TEMPO.CO, Jakarta - Badan Pengatur Hilir Minyak dan Gas atau BPH Migas mengungkapkan dua penyebab masih terjadinya aksi penyelundupan solar di sejumlah daerah. Menurut Kepala BPH Migas Fanshurullah Asa, salah satu penyebabnya yaitu akibat disparitas harga antara solar bersubsidi dan solar industri.
BACA: Resmi Jadi Direktur Hulu Pertamina, Ini Kata Dharmawan Samsu
Saat ini, kata Fanshurullah, harga solar bersubsidi per liternya yaitu Rp 5.150. Sementara harga solar non-subsidi untuk industri dijual Rp 9.500 per liter. Sehingga, ada disparitas harga sebesar Rp 4.350. "Jadi ada potensi penyimpangan solar subsidi ke industri," kata dia saat dihubungi di Jakarta, Rabu, 29 Agustus 2018.
Penyebab kedua, kata Fanshurullah, yaitu titik serah BBM bersubsidi seperti solar yang hanya diatur sampai depot, bukan hingga Stasiun Pengisian Bahan Bakar Umum atau SPBU. Ketentuan soal distribusi ini diatur dalam Peraturan Presiden Nomor 191 Tahun 2014 tentang Penyediaan, Pendistribusian, dan Harga Jual Eceran Bahan Bakar Minyak. "Jadi potensi penyimpangan BBM dari Depot ke SPBU bisa terjadi," kata dia.
BACA: BPH Migas Temukan Penyimpangan BBM Satu Harga di Sumenep
Kabar soal penyelundupan solar ini kembali diungkapkan oleh Menteri Koordinator Bidang Politik, Hukum, dan Keamanan Wiranto usai rapat koordinasi penanganan migas ilegal di kantornya, Jakarta Pusat, Selasa, 28 Agustus 2018. Praktik penyelundupan, kata dia, terjadi mulai dari proses pengeboran, pengolahan hingga ke tahap pengangkutan solar.
Kasus terakhir terjadi pada Februari 2018. Petugas Direktorat Kepolisian Perairan Polda Banten, berhasil menggagalkan penyelundupan 8000 liter solar di kawasan dermaga di Bojonegara, Serang, Banten. Solar diselundupkan dengan cara memalsukan dokumen pemesanan solar dari PT Fajar Putra Galunggung yang dipesan salah satu kapal tag boat.
Untuk menghentikan praktik ini, Wiranto pun telah membentuk satuan tugas khusus penanganan migas ilegal.
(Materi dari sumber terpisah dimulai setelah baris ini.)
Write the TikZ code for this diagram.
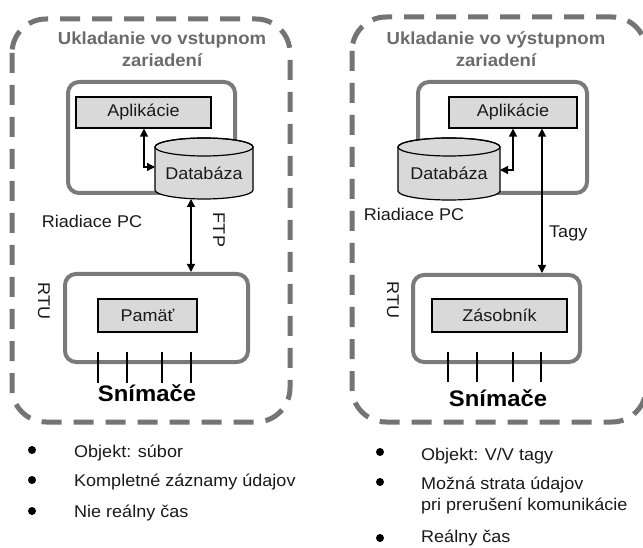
\documentclass[tikz,border=0pt]{standalone}
\usepackage{fontspec}
\setmainfont{Liberation Sans}[FakeStretch=1.06]
\usetikzlibrary{arrows.meta}
\definecolor{dashgray}{HTML}{747474}
\definecolor{boxgray}{HTML}{7A7A7A}
\definecolor{titlegray}{HTML}{6B6B6B}
\definecolor{fillgray}{HTML}{D9D9D9}
\definecolor{txt}{HTML}{1A1A1A}
\newcommand\dbcyl[5]{%
  \pgfmathsetmacro\cx{(#1+#2)/2}%
  \pgfmathsetmacro\rx{(#2-#1)/2}%
  \path[cylbody] (#1,#3+9) -- (#1,#4-9) arc[start angle=180,end angle=360,x radius=\rx pt,y radius=9pt]
     -- (#2,#3+9) arc[start angle=0,end angle=180,x radius=\rx pt,y radius=9pt] -- cycle;
  \draw[cylline] (\cx,#3+9) ellipse[x radius=\rx pt,y radius=9pt];
  \pgfmathsetmacro\cy{(#3+9+#4)/2}%
  \pgfmathsetmacro\hh{#4-#3-9}%
  \node[dbtext, minimum width=2*\rx pt, minimum height=\hh pt] (#5) at (\cx,\cy) {Databáza};
}
\begin{document}
\begin{tikzpicture}[x=1pt,y=-1pt,
  outerbox/.style={draw=dashgray, line width=5pt, dash pattern=on 20pt off 12pt, rounded corners=34pt},
  panel/.style={draw=boxgray, line width=4pt, rounded corners=11pt, fill=white, inner sep=0pt},
  membox/.style={draw=black, line width=1.2pt, fill=fillgray, inner sep=0pt, text=txt, font=\fontsize{17}{20}\selectfont},
  cylbody/.style={draw=black, line width=1.2pt, fill=fillgray},
  cylline/.style={draw=black, line width=1.2pt},
  dbtext/.style={inner sep=0pt, outer sep=0pt, text=txt, font=\fontsize{17}{20}\selectfont},
  title/.style={text=titlegray, font=\fontsize{17.5}{21}\selectfont\bfseries, inner sep=0pt},
  lbl/.style={text=txt, font=\fontsize{17}{20}\selectfont, inner sep=0pt},
  sens/.style={text=black, font=\fontsize{22.5}{26}\selectfont\bfseries, inner sep=0pt},
  conn/.style={draw=black, line width=1.3pt, {Triangle[length=8pt,width=8pt]}-{Triangle[length=8pt,width=8pt]}},
  wire/.style={draw=black, line width=1.1pt},
  bul/.style={circle, fill=black, inner sep=0pt, minimum size=8pt},
  item/.style={text=txt, font=\fontsize{17}{20}\selectfont, inner sep=0pt, anchor=base west, align=left}
]
\useasboundingbox (0,0) rectangle (643,548);
\fill[white] (0,0) rectangle (643,548);
\clip (0,0) rectangle (643,548);

% outer dashed frames
\draw[outerbox] (12,19) rectangle (290,422);
\draw[outerbox] (352,17) rectangle (646,422);

% ---------------- left part ----------------
\node[title, anchor=base] (tL1) at (162,45) {Ukladanie vo vstupnom};
\node[title, anchor=base] (tL2) at (162,67) {zariadení};
\node[panel, minimum width=167pt, minimum height=111pt] (pcL) at (151.5,137.5) {};
\node[membox, minimum width=135pt, minimum height=31pt] (appL) at (143.5,112.5) {Aplikácie};
\dbcyl{155}{253}{138}{199}{dbL}
\coordinate (jL) at (144,167);
\draw[conn] (jL |- appL.south) |- (dbL.west |- jL);
\node[lbl] (pcLl) at (92,221) {Riadiace PC};
\node[panel, minimum width=183pt, minimum height=88pt] (rtuL) at (156.5,318) {};
\node[membox, minimum width=99pt, minimum height=33pt] (memL) at (147.5,315.5) {Pamäť};
\coordinate (fL) at (191,0);
\draw[conn] (fL |- dbL.south) -- (fL |- rtuL.north);
\node[lbl, rotate=-90] (ftp) at (219,230) {FTP};
\node[lbl, rotate=-90] (rtuLl) at (44,301) {RTU};
\foreach \sx in {98,127,162,191} \draw[wire] (\sx,352) -- (\sx,383);
\node[sens] (snL) at (147,393) {Snímače};

% ---------------- right part ----------------
\node[title, anchor=base] (tR1) at (496,45) {Ukladanie vo výstupnom};
\node[title, anchor=base] (tR2) at (496,67) {zariadení};
\node[panel, minimum width=169pt, minimum height=111pt] (pcR) at (502.5,137.5) {};
\node[membox, minimum width=128pt, minimum height=31pt] (appR) at (513,112.5) {Aplikácie};
\dbcyl{398}{500}{138}{200}{dbR}
\coordinate (jR) at (513,170);
\draw[conn] (jR |- appR.south) |- (dbR.east |- jR);
\node[lbl] (pcRl) at (414,214) {Riadiace PC};
\node[panel, minimum width=167pt, minimum height=87pt] (rtuR) at (496.5,318.5) {};
\node[membox, minimum width=135pt, minimum height=33pt] (memR) at (499.5,315.5) {Zásobník};
\coordinate (fR) at (542,0);
\draw[conn] (fR |- appR.south) -- (fR |- rtuR.north);
\node[lbl, anchor=west] (tagy) at (549,233) {Tagy};
\node[lbl, rotate=-90] (rtuRl) at (393,300) {RTU};
\foreach \sx in {448,477,513,541} \draw[wire] (\sx,352) -- (\sx,382);
\node[sens] (snR) at (498,398) {Snímače};

% ---------------- bullet lists ----------------
\node[bul] (bL1) at (32,450) {};
\node[item] (iL1) at (74,457) {Objekt: súbor};
\node[bul] (bL2) at (32,480) {};
\node[item] (iL2) at (74,486) {Kompletné záznamy údajov};
\node[bul] (bL3) at (32,511) {};
\node[item] (iL3) at (74,517) {Nie reálny čas};

\node[bul] (bR1) at (380,452) {};
\node[item] (iR1) at (421,460) {Objekt: V/V tagy};
\node[bul] (bR2) at (380,482) {};
\node[item] (iR2) at (421,489) {Možná strata údajov};
\node[item] (iR2b) at (421,510) {pri prerušení komunikácie};
\node[bul] (bR3) at (380,538) {};
\node[item] (iR3) at (421,542) {Reálny čas};
\end{tikzpicture}
\end{document}
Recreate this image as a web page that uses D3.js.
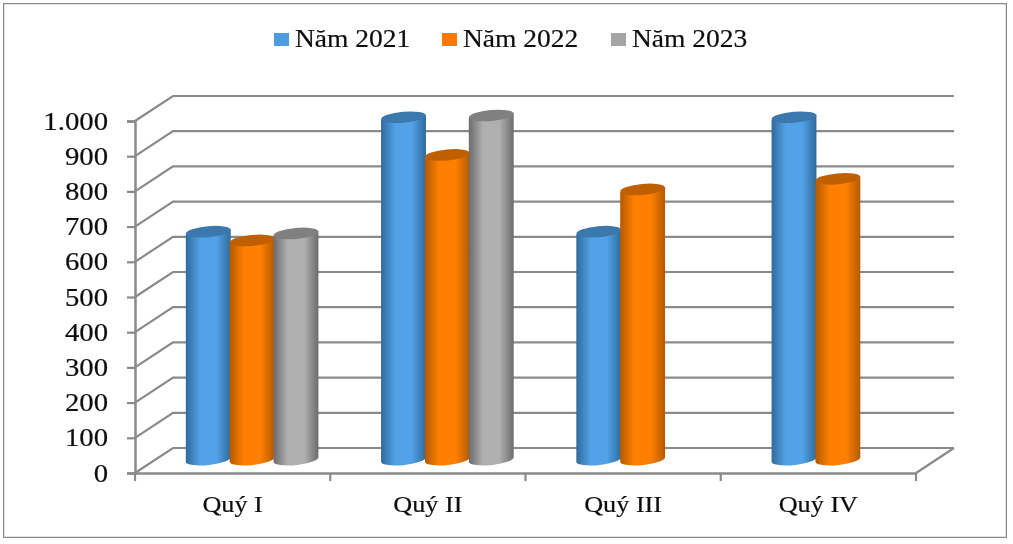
<!DOCTYPE html>
<html>
<head>
<meta charset="utf-8">
<script src="https://cdn.jsdelivr.net/npm/d3@7"></script>
<style>
  html, body { margin: 0; padding: 0; background: #fff; }
  svg { display: block; }
  text { font-family: "Liberation Serif", "Times New Roman", serif; fill: #111; stroke: #111; stroke-width: 0.2px; }
</style>
</head>
<body>
<div id="chart"></div>
<script>
// Values.
var quarters = ['Quý I', 'Quý II', 'Quý III', 'Quý IV'];
var seriesNames = ['Năm 2021', 'Năm 2022', 'Năm 2023'];
var values2021 = [650, 975, 650, 975];
var values2022 = [625, 868, 770, 800];
var values2023 = [645, 980, null, null];
var yTicks = [0, 100, 200, 300, 400, 500, 600, 700, 800, 900, 1000];

var seriesValues = [values2021, values2022, values2023];
var faceColours = [
    {edge: '#2f6a9c', mid: '#52a2e8', top: '#3a78ad', key: '#4f9bdf'},
    {edge: '#b45a00', mid: '#ff8000', top: '#c05f00', key: '#ff7800'},
    {edge: '#6c6c6c', mid: '#b0b0b0', top: '#808080', key: '#a5a5a5'}
];

var width = 1013, height = 544;
// Depth of the 3D floor, in pixels.
var depthX = 38, depthY = -25;

var svg = d3.select('#chart').append('svg')
    .attr('width', width)
    .attr('height', height);

var defs = svg.append('defs');
defs.append('filter').attr('id', 'soft')
    .attr('x', 0).attr('y', 0).attr('width', 1).attr('height', 1)
    .append('feGaussianBlur').attr('stdDeviation', 0.6);

faceColours.forEach(function(c, i) {
    var grad = defs.append('linearGradient').attr('id', 'body' + i);
    grad.append('stop').attr('offset', '0%').attr('stop-color', c.edge);
    grad.append('stop').attr('offset', '32%').attr('stop-color', c.mid);
    grad.append('stop').attr('offset', '68%').attr('stop-color', c.mid);
    grad.append('stop').attr('offset', '100%').attr('stop-color', c.edge);
});

var root = svg.append('g').attr('filter', 'url(#soft)');

// Outer frame.
root.append('rect')
    .attr('x', 3).attr('y', 3)
    .attr('width', 1004).attr('height', 535)
    .attr('fill', '#fff')
    .attr('stroke', '#8a8a8a')
    .attr('stroke-width', 2.5);

var x = d3.scaleBand().domain(quarters).range([135, 916]);
var y = d3.scaleLinear().domain([0, 1000]).range([473, 121]);
var seriesScale = d3.scaleBand().domain(d3.range(3))
    .range([x.bandwidth() * 0.163, x.bandwidth() * 0.837]);

var gridColour = '#8a8a8a';

// Grid lines: diagonal across the side wall, then along the back wall.
root.append('g').selectAll('path')
    .data(yTicks)
    .join('path')
    .attr('d', function(d) {
        var p = d3.path();
        p.moveTo(135, y(d));
        p.lineTo(135 + depthX, y(d) + depthY);
        p.lineTo(916 + depthX, y(d) + depthY);
        return p.toString();
    })
    .attr('fill', 'none')
    .attr('stroke', gridColour)
    .attr('stroke-width', 2.2);

// Floor edge on the right.
root.append('line')
    .attr('x1', 916).attr('y1', y(0))
    .attr('x2', 916 + depthX).attr('y2', y(0) + depthY)
    .attr('stroke', gridColour)
    .attr('stroke-width', 2.2);

// Axes.
var yAxis = d3.axisLeft(y)
    .tickValues(yTicks)
    .tickSize(8)
    .tickPadding(18)
    .tickFormat(function(d) { return d === 1000 ? '1.000' : String(d); });
var yGroup = root.append('g')
    .attr('transform', 'translate(135,0)')
    .call(yAxis);

var xAxis = d3.axisBottom(x).tickSize(0).tickPadding(22);
var xGroup = root.append('g')
    .attr('transform', 'translate(0,' + y(0) + ')')
    .call(xAxis);

// Band edges get the tick marks, not the band centres.
xGroup.selectAll('.edge')
    .data([135].concat(quarters.map(function(q) { return x(q) + x.bandwidth(); })))
    .join('line')
    .attr('class', 'edge')
    .attr('x1', function(d) { return d; })
    .attr('x2', function(d) { return d; })
    .attr('y1', 0).attr('y2', 8)
    .attr('stroke', gridColour)
    .attr('stroke-width', 2.2);

[yGroup, xGroup].forEach(function(g) {
    g.selectAll('.domain').attr('stroke', gridColour).attr('stroke-width', 2.5);
    g.selectAll('.tick line').attr('stroke', gridColour).attr('stroke-width', 2.2);
});

// The source picture is stretched sideways, so the text is too.
yGroup.selectAll('.tick text')
    .attr('font-size', 25)
    .attr('x', 0)
    .attr('text-anchor', 'end')
    .attr('transform', 'translate(-27,0) scale(1.15,1)');
xGroup.selectAll('.tick text')
    .attr('font-size', 23)
    .attr('y', 0)
    .attr('dy', 0)
    .attr('text-anchor', 'middle')
    .attr('transform', 'translate(0,39) scale(1.14,1)');

// Cylinders, drawn series by series so later ones overlap earlier ones.
var tilt = 2.5, ry = 5.5;
var bars = [];
seriesValues.forEach(function(vals, s) {
    vals.forEach(function(v, q) {
        if (v !== null) bars.push({series: s, quarter: quarters[q], value: v});
    });
});

var barGroups = root.append('g').selectAll('g')
    .data(bars)
    .join('g')
    .attr('transform', 'translate(' + depthX / 2 + ',' + depthY / 2 + ')');

function barLeft(d) { return x(d.quarter) + seriesScale(d.series); }

barGroups.append('path')
    .attr('d', function(d) {
        var l = barLeft(d), r = l + seriesScale.bandwidth() + 1;
        var rx = (r - l) / 2;
        var top = y(d.value), bottom = y(0) - 1;
        return 'M' + l + ',' + (top + tilt) +
            'L' + l + ',' + (bottom + tilt) +
            'A' + rx + ',' + ry + ' -6 0 0 ' + r + ',' + (bottom - tilt) +
            'L' + r + ',' + (top - tilt) + 'Z';
    })
    .attr('fill', function(d) { return 'url(#body' + d.series + ')'; });

barGroups.append('ellipse')
    .attr('cx', function(d) { return barLeft(d) + seriesScale.bandwidth() / 2 + 0.5; })
    .attr('cy', function(d) { return y(d.value); })
    .attr('rx', seriesScale.bandwidth() / 2 + 0.5)
    .attr('ry', ry)
    .attr('transform', function(d) {
        return 'rotate(-5,' + (barLeft(d) + seriesScale.bandwidth() / 2) + ',' + y(d.value) + ')';
    })
    .attr('fill', function(d) { return faceColours[d.series].top; });

// Legend.
var legendX = d3.scaleOrdinal().domain(seriesNames).range([274, 442, 611]);
var legend = root.append('g').selectAll('g')
    .data(seriesNames)
    .join('g')
    .attr('transform', function(d) { return 'translate(' + legendX(d) + ',33)'; });
legend.append('rect')
    .attr('width', 15).attr('height', 13)
    .attr('fill', function(d, i) { return faceColours[i].key; });
legend.append('text')
    .attr('font-size', 25)
    .attr('transform', 'translate(21,14) scale(1.1,1)')
    .text(function(d) { return d; });
</script>
</body>
</html>
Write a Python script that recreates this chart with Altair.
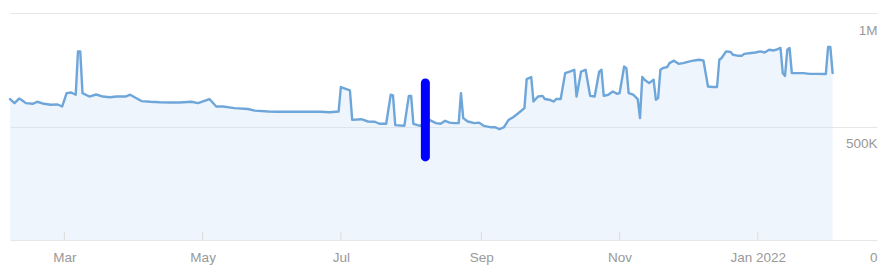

Fanshurullah mengatakan BPH Migas akan terlibat dalam satgas ini, khusus untuk penanganan penyelundupan di sektor hilir. "Satgas ini melibatkan semua stakeholder," ujarnya.
Terakhir, BPH Migas meminta Pertamina mempercepat pemasangan ujung keran bensin atau nozzle digital di 5.518 SPBU di seluruh Indonesia. Nozzle ini akan terhubung secara online dan mengirimkan data penyaluran bensin secara tepat waktu. Sehingga, penyaluran jutaan kiloliter solar di seluruh wilayah bisa terpantau secara ketat.